WHAT YOU NEED TO DO - Print only the lines from the top of the data through the line with "(f297) at (700,18)", both included, skipping every picture.

GIVEN DATA -
★ ★ ★ ★

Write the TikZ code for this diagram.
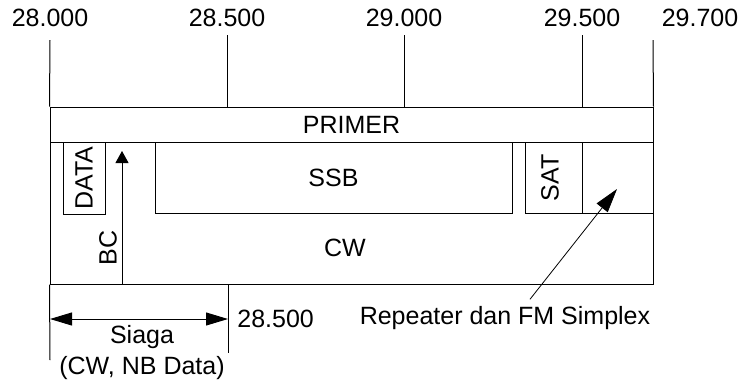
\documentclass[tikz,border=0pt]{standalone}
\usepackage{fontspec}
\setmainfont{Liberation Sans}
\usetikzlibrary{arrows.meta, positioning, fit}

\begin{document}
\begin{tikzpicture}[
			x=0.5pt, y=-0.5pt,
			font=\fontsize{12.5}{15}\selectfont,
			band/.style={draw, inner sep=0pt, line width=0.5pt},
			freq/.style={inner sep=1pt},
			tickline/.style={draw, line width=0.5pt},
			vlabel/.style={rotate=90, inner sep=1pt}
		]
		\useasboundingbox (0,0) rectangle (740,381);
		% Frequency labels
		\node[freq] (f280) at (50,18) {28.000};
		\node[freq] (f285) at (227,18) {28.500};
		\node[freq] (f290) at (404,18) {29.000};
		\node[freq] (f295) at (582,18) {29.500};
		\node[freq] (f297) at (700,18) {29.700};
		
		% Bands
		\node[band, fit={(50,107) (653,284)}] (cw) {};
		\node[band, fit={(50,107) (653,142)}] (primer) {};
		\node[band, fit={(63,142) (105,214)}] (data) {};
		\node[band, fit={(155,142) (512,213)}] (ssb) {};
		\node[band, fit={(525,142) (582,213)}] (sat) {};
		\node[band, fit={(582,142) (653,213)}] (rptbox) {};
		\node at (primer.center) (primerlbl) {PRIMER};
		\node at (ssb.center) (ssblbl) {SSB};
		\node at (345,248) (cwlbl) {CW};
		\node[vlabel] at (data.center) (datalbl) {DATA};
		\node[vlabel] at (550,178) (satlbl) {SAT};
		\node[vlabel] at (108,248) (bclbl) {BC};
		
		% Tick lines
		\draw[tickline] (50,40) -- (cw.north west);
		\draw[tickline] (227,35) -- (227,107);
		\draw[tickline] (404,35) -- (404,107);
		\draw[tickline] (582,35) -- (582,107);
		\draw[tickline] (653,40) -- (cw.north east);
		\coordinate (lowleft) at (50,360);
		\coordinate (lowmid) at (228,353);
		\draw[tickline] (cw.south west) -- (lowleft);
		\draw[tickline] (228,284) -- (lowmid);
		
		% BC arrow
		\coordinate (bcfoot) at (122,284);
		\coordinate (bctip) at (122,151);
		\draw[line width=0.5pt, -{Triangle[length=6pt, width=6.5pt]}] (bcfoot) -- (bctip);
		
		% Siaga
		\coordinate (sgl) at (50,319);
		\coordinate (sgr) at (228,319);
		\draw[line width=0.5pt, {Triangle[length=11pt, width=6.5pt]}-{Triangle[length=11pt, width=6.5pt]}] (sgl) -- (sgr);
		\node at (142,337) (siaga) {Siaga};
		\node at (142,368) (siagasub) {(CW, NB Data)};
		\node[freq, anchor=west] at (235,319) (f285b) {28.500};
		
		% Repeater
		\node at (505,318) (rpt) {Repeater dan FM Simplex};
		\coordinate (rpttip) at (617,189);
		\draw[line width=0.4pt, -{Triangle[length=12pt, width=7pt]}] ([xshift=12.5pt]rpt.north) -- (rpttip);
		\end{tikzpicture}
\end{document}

★ ★ ★ ★

RESULT OF THIS TASK -
Write the TikZ code for this diagram.
\documentclass[tikz,border=0pt]{standalone}
\usepackage{fontspec}
\setmainfont{Liberation Sans}
\usetikzlibrary{arrows.meta, positioning, fit}

\begin{document}
\begin{tikzpicture}[
			x=0.5pt, y=-0.5pt,
			font=\fontsize{12.5}{15}\selectfont,
			band/.style={draw, inner sep=0pt, line width=0.5pt},
			freq/.style={inner sep=1pt},
			tickline/.style={draw, line width=0.5pt},
			vlabel/.style={rotate=90, inner sep=1pt}
		]
		\useasboundingbox (0,0) rectangle (740,381);
		% Frequency labels
		\node[freq] (f280) at (50,18) {28.000};
		\node[freq] (f285) at (227,18) {28.500};
		\node[freq] (f290) at (404,18) {29.000};
		\node[freq] (f295) at (582,18) {29.500};
		\node[freq] (f297) at (700,18) {29.700};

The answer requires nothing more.